The department issued five contracts collectively worth more than $200,000 to Research in Action, a company associated with former department employee J.P. Beaudoin in 2015.

Blue Sky Innovative Solutions, a company owned by John Q. Porter, who became the department's chief information officer, was paid $342,000 before Porter was hired. The department also hired Elton Stokes and Data One IT, a company run by Stokes' wife, for $263,000 of data management work. Both Porter and Stokes worked in the same Maryland school system as Wright.

Wright said Monday the department is still looking for documents relating to $215,000 it spent with the Kyles Co. in 2015 to provide hardware, services and training to schools through a federal grant program.

Separately, problems with after-school grants forced the department to repay $11.7 million in federal funds.

Wright said Chief Operating Officer Felicia Gavin, hired in February, has made changes to make sure the department follows state purchasing procedures.

"A lot of the internal controls that we needed, she has put into place," Wright said.

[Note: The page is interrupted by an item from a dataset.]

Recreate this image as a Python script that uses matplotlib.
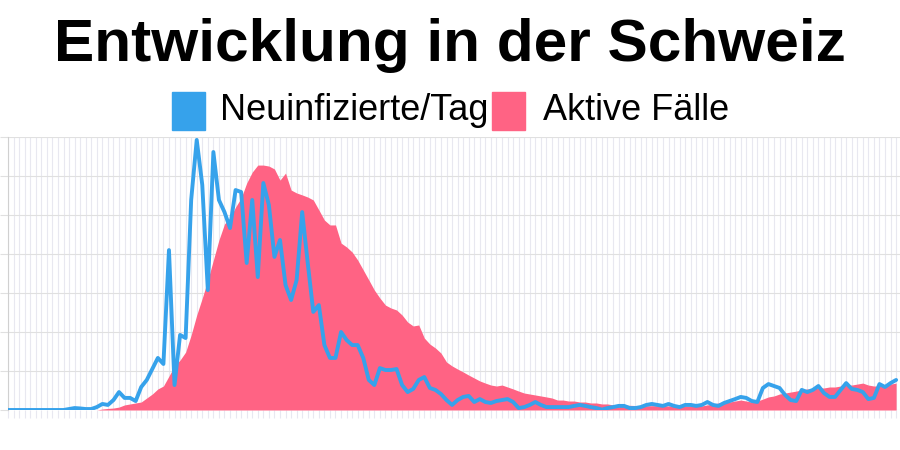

In a presentation to the state Board of Education on Thursday, Gavin said the department has hired a new accounting director and is paying an outside company that helps state agencies with accounting to write a procedure manual.

She said the department is now requiring at least two written quotes for contracts between $5,000 and $50,000, and three written quotes for contracts between $50,000 and $75,000. All vendors have to submit sealed qualifications or be on the state's pre-approved vendor list. Gavin said she has to sign all contracts worth more than $50,000 before the state Board of Education considers them, and that program offices must submit written justification for the spending.

Gavin said the department also created a grants management office to handle $835 million in federal money that passes through the department, mostly into the hands of local school districts.